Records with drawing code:
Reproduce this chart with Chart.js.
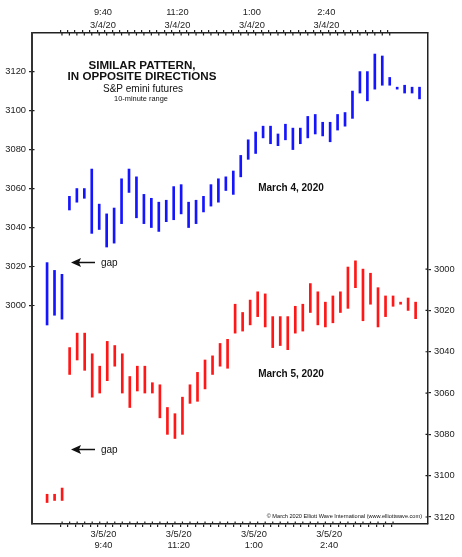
<!DOCTYPE html>
<html>
<head>
<meta charset="utf-8">
<script src="https://cdn.jsdelivr.net/npm/chart.js@4.4.1/dist/chart.umd.min.js"></script>
<style>
  html, body { margin: 0; padding: 0; background: #fff; }
  #wrap { width: 462px; height: 557px; }
</style>
</head>
<body>
<div id="wrap"><canvas id="chart"></canvas></div>
<script>
// 10-minute bars, index 0..n-1 (first three are the prior session close)
const blueHigh = [3022, 3018, 3016, 3056, 3060, 3060, 3070, 3052, 3047, 3050,
                  3065, 3070, 3066, 3057, 3055, 3053, 3054, 3061, 3062, 3053,
                  3054, 3056, 3062, 3065, 3066, 3069, 3077, 3085, 3089, 3092,
                  3092, 3088, 3093, 3091, 3091, 3097, 3098, 3094, 3094, 3098,
                  3099, 3110, 3120, 3120, 3129, 3128, 3117, 3112, 3113, 3112, 3112];
const blueLow  = [2990, 2995, 2993, 3049, 3053, 3055, 3037, 3039, 3030, 3032,
                  3042, 3058, 3045, 3042, 3040, 3038, 3043, 3044, 3047, 3040,
                  3042, 3048, 3051, 3053, 3059, 3057, 3066, 3075, 3078, 3086,
                  3083, 3082, 3085, 3080, 3083, 3086, 3088, 3087, 3084, 3090,
                  3092, 3096, 3109, 3105, 3111, 3113, 3113, 3111, 3109, 3109, 3106];

// March 5 (plotted on an inverted right axis)
const redLow   = [3109, 3109, 3106, 3038, 3031, 3031, 3041, 3047, 3035, 3037,
                  3041, 3052, 3047, 3047, 3055, 3056, 3067, 3070, 3062, 3056,
                  3050, 3044, 3042, 3036, 3034, 3017, 3021, 3015, 3011, 3012,
                  3023, 3023, 3023, 3018, 3017, 3007, 3011, 3016, 3013, 3011,
                  2999, 2996, 3000, 3002, 3009, 3013, 3013, 3016, 3014, 3016];
const redHigh  = [3113, 3112, 3112, 3051, 3044, 3049, 3062, 3060, 3054, 3047,
                  3060, 3067, 3059, 3060, 3060, 3072, 3080, 3082, 3080, 3065,
                  3064, 3058, 3051, 3047, 3048, 3031, 3030, 3027, 3023, 3028,
                  3038, 3037, 3039, 3031, 3030, 3021, 3027, 3028, 3026, 3021,
                  3019, 3009, 3025, 3017, 3028, 3023, 3018, 3017, 3020, 3024];

const priceTicks = [3000, 3020, 3040, 3060, 3080, 3100, 3120];
const timeLabelPos = [7.5, 17.5, 27.5, 37.5];
const timeLabels = ['9:40', '11:20', '1:00', '2:40'];

const FONT = "'Liberation Sans', Arial, Helvetica, sans-serif";
const INK = '#222';
Chart.defaults.font.family = FONT;
Chart.defaults.color = INK;

function minorTicks(scale) {
  const t = [];
  for (let v = 2; v <= 46; v += 0.5) t.push({ value: v });
  scale.ticks = t;
}
function priceTickList(scale) {
  scale.ticks = priceTicks.map(v => ({ value: v }));
}
function tickColor(ctx) {
  return ctx.tick && Number.isInteger(ctx.tick.value) ? INK : 'rgba(0,0,0,0)';
}

const blueData = blueHigh.map((h, i) => ({ x: i, y: [blueLow[i], h] }));
const redData = redHigh.map((h, i) => ({ x: i, y: [redLow[i], h] }));

// short inward half of each tick mark, so they cross the frame like the original
const innerTicks = {
  id: 'innerTicks',
  afterDraw(chart) {
    const { ctx, chartArea: a, scales } = chart;
    const len = 2.5;
    ctx.save();
    ctx.strokeStyle = INK;
    ctx.lineWidth = 1.2;
    ctx.beginPath();
    for (let v = 2; v <= 46; v++) {
      const xt = scales.x.getPixelForValue(v);
      ctx.moveTo(xt, a.top); ctx.lineTo(xt, a.top + len);
      const xb = scales.x2.getPixelForValue(v);
      ctx.moveTo(xb, a.bottom); ctx.lineTo(xb, a.bottom - len);
    }
    priceTicks.forEach(v => {
      const yl = scales.y.getPixelForValue(v);
      ctx.moveTo(a.left, yl); ctx.lineTo(a.left + len, yl);
      const yr = scales.y2.getPixelForValue(v);
      ctx.moveTo(a.right, yr); ctx.lineTo(a.right - len, yr);
    });
    ctx.stroke();
    ctx.restore();
  }
};

function arrowLeft(ctx, x1, x2, y) {
  ctx.beginPath();
  ctx.moveTo(x2, y); ctx.lineTo(x1 + 7, y);
  ctx.lineWidth = 1.5;
  ctx.stroke();
  ctx.beginPath();
  ctx.moveTo(x1, y);
  ctx.lineTo(x1 + 10, y - 4.5);
  ctx.lineTo(x1 + 8, y);
  ctx.lineTo(x1 + 10, y + 4.5);
  ctx.closePath();
  ctx.fill();
}

const notes = {
  id: 'notes',
  afterDraw(chart) {
    const { ctx, chartArea: a } = chart;
    const L = a.left, T = a.top;
    ctx.save();
    ctx.fillStyle = '#111';
    ctx.strokeStyle = '#111';
    ctx.textAlign = 'center';
    ctx.textBaseline = 'middle';
    ctx.font = 'bold 11.6px ' + FONT;
    ctx.fillText('SIMILAR PATTERN,', L + 110, T + 32.5);
    ctx.fillText('IN OPPOSITE DIRECTIONS', L + 110, T + 44);
    ctx.font = '10px ' + FONT;
    ctx.fillText('S&P emini futures', L + 111, T + 56.5);
    ctx.font = '7.4px ' + FONT;
    ctx.fillText('10-minute range', L + 109, T + 65.5);

    ctx.font = 'bold 10px ' + FONT;
    ctx.fillText('March 4, 2020', L + 259, T + 155.5);
    ctx.fillText('March 5, 2020', L + 259, T + 341);

    ctx.textAlign = 'left';
    ctx.font = '10px ' + FONT;
    [T + 229.5, T + 416.5].forEach(y => {
      arrowLeft(ctx, L + 39, L + 63, y);
      ctx.fillText('gap', L + 69, y + 0.5);
    });

    ctx.textAlign = 'right';
    ctx.font = '5.6px ' + FONT;
    ctx.fillText('\u00A9 March 2020 Elliott Wave International (www.elliottwave.com)', a.right - 6, a.bottom - 8);
    ctx.restore();
  }
};

new Chart(document.getElementById('chart').getContext('2d'), {
  type: 'bar',
  data: {
    datasets: [{
      label: 'March 4, 2020',
      data: blueData,
      xAxisID: 'x',
      yAxisID: 'y',
      backgroundColor: 'rgb(20, 20, 255)',
      barThickness: 2,
      grouped: false,
      borderWidth: 0
    }, {
      label: 'March 5, 2020',
      data: redData,
      xAxisID: 'x2',
      yAxisID: 'y2',
      backgroundColor: 'rgb(255, 22, 22)',
      barThickness: 2,
      grouped: false,
      borderWidth: 0
    }]
  },
  options: {
    responsive: true,
    maintainAspectRatio: false,
    animation: false,
    layout: { padding: 0, autoPadding: false },
    plugins: {
      legend: { display: false },
      tooltip: { enabled: false }
    },
    scales: {
      x: {
        type: 'linear',
        position: 'top',
        min: -1.724,
        max: 50.84,
        afterBuildTicks: minorTicks,
        afterFit: s => { s.height = 33; },
        border: { display: true, color: INK, width: 1.5 },
        grid: { drawOnChartArea: false, tickLength: 3, color: tickColor, lineWidth: 1.2 },
        ticks: {
          autoSkip: false,
          maxRotation: 0,
          padding: -1,
          font: { size: 9.3, lineHeight: 1.3 },
          callback: v => {
            const k = timeLabelPos.indexOf(v);
            return k >= 0 ? [timeLabels[k], '3/4/20'] : '';
          }
        }
      },
      x2: {
        type: 'linear',
        position: 'bottom',
        min: -1.708,
        max: 50.35,
        afterBuildTicks: minorTicks,
        afterFit: s => { s.height = 33; },
        border: { display: true, color: INK, width: 1.5 },
        grid: { drawOnChartArea: false, tickLength: 3, color: tickColor, lineWidth: 1.2 },
        ticks: {
          autoSkip: false,
          maxRotation: 0,
          padding: 2,
          font: { size: 9.3 },
          callback: v => {
            const k = timeLabelPos.indexOf(v);
            return k >= 0 ? ['3/5/20', timeLabels[k]] : '';
          }
        }
      },
      y: {
        type: 'linear',
        position: 'left',
        min: 2887.9,
        max: 3139.8,
        afterBuildTicks: priceTickList,
        afterFit: s => { s.width = 32; },
        border: { display: true, color: '#333', width: 2 },
        grid: { drawOnChartArea: false, tickLength: 3, color: INK, lineWidth: 1.2 },
        ticks: { padding: 3, font: { size: 9.3 }, callback: v => String(v) }
      },
      y2: {
        type: 'linear',
        position: 'right',
        reverse: true,
        min: 2885.7,
        max: 3123.4,
        afterBuildTicks: priceTickList,
        afterFit: s => { s.width = 34; },
        border: { display: true, color: INK, width: 1.5 },
        grid: { drawOnChartArea: false, tickLength: 3, color: INK, lineWidth: 1.2 },
        ticks: { padding: 3, font: { size: 9.3 }, callback: v => String(v) }
      }
    }
  },
  plugins: [innerTicks, notes]
});
</script>
</body>
</html>
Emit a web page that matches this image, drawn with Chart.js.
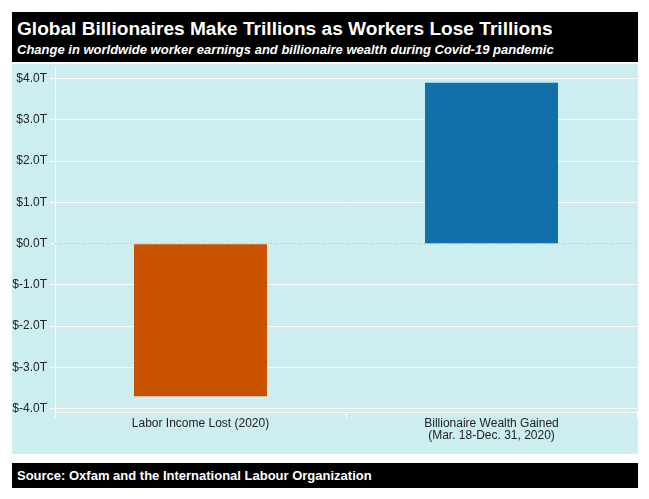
<!DOCTYPE html>
<html>
<head>
<meta charset="utf-8">
<script src="https://cdn.jsdelivr.net/npm/chart.js@4"></script>
<style>
  body { margin: 0; background: #fff; font-family: "Liberation Sans", Arial, sans-serif; }
  #title { position: absolute; left: 12px; top: 12px; width: 626px; height: 50px; background: #000; color: #fff; }
  #title .main { position: absolute; left: 5px; top: 6px; font-size: 19.1px; font-weight: bold; }
  #title .sub { position: absolute; left: 5px; top: 30px; font-size: 13px; font-weight: bold; font-style: italic; }
  #panel { position: absolute; left: 12px; top: 64px; width: 626px; height: 390px; background: #cdeef0; }
  #source { position: absolute; left: 12px; top: 463px; width: 626px; height: 25px; background: #000; color: #fff; font-size: 13px; font-weight: bold; }
  #source span { position: absolute; left: 5px; top: 5px; }
</style>
</head>
<body>
<div id="title">
  <div class="main">Global Billionaires Make Trillions as Workers Lose Trillions</div>
  <div class="sub">Change in worldwide worker earnings and billionaire wealth during Covid-19 pandemic</div>
</div>
<div id="panel"><canvas id="chart" width="626" height="390"></canvas></div>
<div id="source"><span>Source: Oxfam and the International Labour Organization</span></div>
<script>
const categories = ['Labor Income Lost (2020)', ['Billionaire Wealth Gained', '(Mar. 18-Dec. 31, 2020)']];
const changeTrillions = [-3.7, 3.9];
const barColors = ['#c85200', '#1170aa'];

// dotted line at zero, drawn under the bars
const zeroLine = {
    id: 'zeroLine',
    beforeDatasetsDraw(chart) {
        const y = chart.scales.y.getPixelForValue(0);
        const area = chart.chartArea;
        const ctx = chart.ctx;
        ctx.save();
        ctx.strokeStyle = '#b4b4b4';
        ctx.lineWidth = 1;
        ctx.setLineDash([1, 2]);
        ctx.beginPath();
        ctx.moveTo(area.left, y);
        ctx.lineTo(area.right, y);
        ctx.stroke();
        ctx.restore();
    }
};

const ctx = document.getElementById('chart').getContext('2d');
const myChart = new Chart(ctx, {
    type: 'bar',
    data: {
        labels: categories,
        datasets: [{
            data: changeTrillions,
            backgroundColor: barColors,
            borderWidth: 0,
            barPercentage: 0.457,
            categoryPercentage: 1
        }]
    },
    options: {
        responsive: false,
        animation: false,
        layout: { padding: { top: 1, right: 1, left: 0, bottom: 0 } },
        plugins: { legend: { display: false }, tooltip: { enabled: false } },
        scales: {
            y: {
                min: -4.08,
                max: 4.28,
                afterFit(scale) { scale.width = 43; },
                ticks: {
                    stepSize: 1,
                    includeBounds: false,
                    color: '#222',
                    padding: 3,
                    font: { family: 'Liberation Sans', size: 12, lineHeight: 0.01 },
                    callback: v => '$' + v.toFixed(1) + 'T'
                },
                grid: {
                    color: c => c.tick && c.tick.value === 0 ? 'rgba(0,0,0,0)' : '#ffffff',
                    lineWidth: 1,
                    tickColor: '#ffffff',
                    tickLength: 5
                },
                border: { color: '#ffffff', width: 1 }
            },
            x: {
                afterFit(scale) { scale.height = 42; },
                ticks: {
                    color: '#222',
                    padding: -1,
                    font: { family: 'Liberation Sans', size: 12, lineHeight: 1.05 }
                },
                grid: {
                    drawOnChartArea: false,
                    tickColor: '#ffffff',
                    tickLength: 6
                },
                border: { color: '#ffffff', width: 1 }
            }
        }
    },
    plugins: [zeroLine]
});
</script>
</body>
</html>
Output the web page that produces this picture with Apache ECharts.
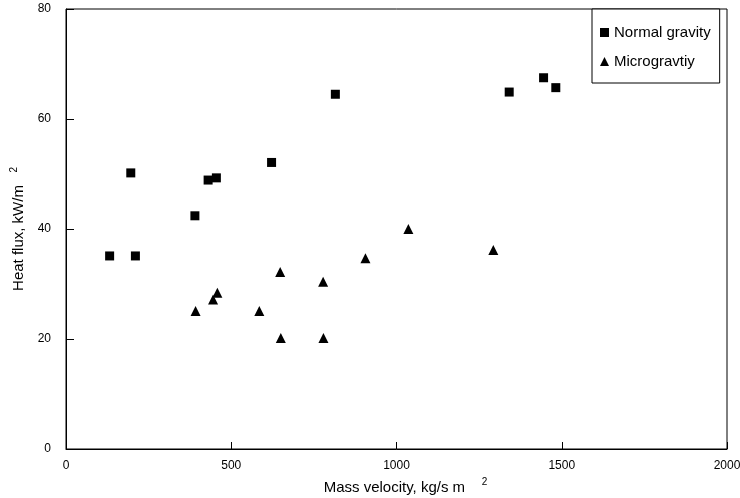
<!DOCTYPE html>
<html>
<head>
    <meta charset="utf-8">
    <title>Heat flux vs mass velocity</title>
    <script type="text/javascript" src="https://cdn.jsdelivr.net/npm/echarts@6/dist/echarts.min.js"></script>
    <style>
        html, body { margin: 0; padding: 0; background: #fff; }
    </style>
</head>
<body>
<div id="main" style="width: 740px;height:498px;"></div>
<script type="text/javascript">
    // data
    var normalX = [132, 196, 210, 390, 430, 455, 622, 815, 1341, 1445, 1482];
    var normalY = [35.1, 50.2, 35.1, 42.4, 48.9, 49.3, 52.1, 64.5, 64.9, 67.5, 65.7];
    var microX = [392, 445, 458, 585, 648, 650, 778, 779, 906, 1036, 1293];
    var microY = [25.1, 27.2, 28.4, 25.1, 32.2, 20.2, 30.4, 20.2, 34.7, 40.0, 36.2];

    function pairs(xs, ys) {
        var out = [];
        for (var i = 0; i < xs.length; i++) out.push([xs[i], ys[i]]);
        return out;
    }

    var font = 'Liberation Sans, Arial, sans-serif';
    var myChart = echarts.init(document.getElementById('main'));

    var option = {
        backgroundColor: '#fff',
        animation: false,
        grid: {
            left: 66, right: 13, top: 9, bottom: 49,
            outerBoundsMode: 'none',
            containLabel: false,
            show: true, borderColor: '#000', borderWidth: 1
        },
        legend: {
            orient: 'vertical',
            left: 592, top: 9,
            padding: [16, 9, 14, 8],
            itemGap: 14,
            itemWidth: 9, itemHeight: 9,
            borderColor: '#000', borderWidth: 1,
            backgroundColor: '#fff',
            textStyle: { fontFamily: font, fontSize: 15, color: '#000' },
            data: [
                { name: 'Normal gravity', icon: 'rect' },
                { name: 'Microgravtiy', icon: 'triangle' }
            ]
        },
        xAxis: {
            type: 'value',
            min: 0, max: 2000, interval: 500,
            name: 'Mass velocity, kg/s m    {s|2}',
            nameLocation: 'middle',
            nameGap: 27,
            nameTextStyle: {
                fontFamily: font, fontSize: 15, color: '#000',
                padding: [0, 0, 0, 18],
                rich: { s: { fontFamily: font, fontSize: 10, color: '#000', padding: [0, 0, 11, 0] } }
            },
            axisLine: { onZero: false, lineStyle: { color: '#000', width: 1 } },
            axisTick: { inside: true, length: 7, lineStyle: { color: '#000' } },
            axisLabel: {
                fontFamily: font, fontSize: 12, color: '#000', margin: 11,
                formatter: function (v) { return String(v); }
            },
            splitLine: { show: false }
        },
        yAxis: {
            type: 'value',
            min: 0, max: 80, interval: 20,
            name: 'Heat flux, kW/m   {s|2}',
            nameLocation: 'middle',
            nameGap: 31,
            nameRotate: 90,
            nameTextStyle: {
                fontFamily: font, fontSize: 15, color: '#000',
                rich: { s: { fontFamily: font, fontSize: 10, color: '#000', padding: [0, 0, 11, 0] } }
            },
            axisLine: { onZero: false, lineStyle: { color: '#000', width: 1 } },
            axisTick: { inside: true, length: 8, lineStyle: { color: '#000' } },
            axisLabel: { fontFamily: font, fontSize: 12, color: '#000', margin: 15 },
            splitLine: { show: false }
        },
        series: [
            {
                name: 'Normal gravity',
                type: 'scatter',
                symbol: 'rect',
                symbolSize: 9,
                itemStyle: { color: '#000', opacity: 1 },
                data: pairs(normalX, normalY)
            },
            {
                name: 'Microgravtiy',
                type: 'scatter',
                symbol: 'triangle',
                symbolSize: 10,
                itemStyle: { color: '#000', opacity: 1 },
                data: pairs(microX, microY)
            }
        ]
    };

    myChart.setOption(option);
</script>
</body>
</html>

Job: Leave out the pictures and transcribe exactly the lines from the one containing "Output the web" through the one containing "var myChart = echarts.init(document.getElementById('main'));".

Answer for this exercise:
Output the web page that produces this picture with Apache ECharts.
<!DOCTYPE html>
<html>
<head>
    <meta charset="utf-8">
    <title>Heat flux vs mass velocity</title>
    <script type="text/javascript" src="https://cdn.jsdelivr.net/npm/echarts@6/dist/echarts.min.js"></script>
    <style>
        html, body { margin: 0; padding: 0; background: #fff; }
    </style>
</head>
<body>
<div id="main" style="width: 740px;height:498px;"></div>
<script type="text/javascript">
    // data
    var normalX = [132, 196, 210, 390, 430, 455, 622, 815, 1341, 1445, 1482];
    var normalY = [35.1, 50.2, 35.1, 42.4, 48.9, 49.3, 52.1, 64.5, 64.9, 67.5, 65.7];
    var microX = [392, 445, 458, 585, 648, 650, 778, 779, 906, 1036, 1293];
    var microY = [25.1, 27.2, 28.4, 25.1, 32.2, 20.2, 30.4, 20.2, 34.7, 40.0, 36.2];

    function pairs(xs, ys) {
        var out = [];
        for (var i = 0; i < xs.length; i++) out.push([xs[i], ys[i]]);
        return out;
    }

    var font = 'Liberation Sans, Arial, sans-serif';
    var myChart = echarts.init(document.getElementById('main'));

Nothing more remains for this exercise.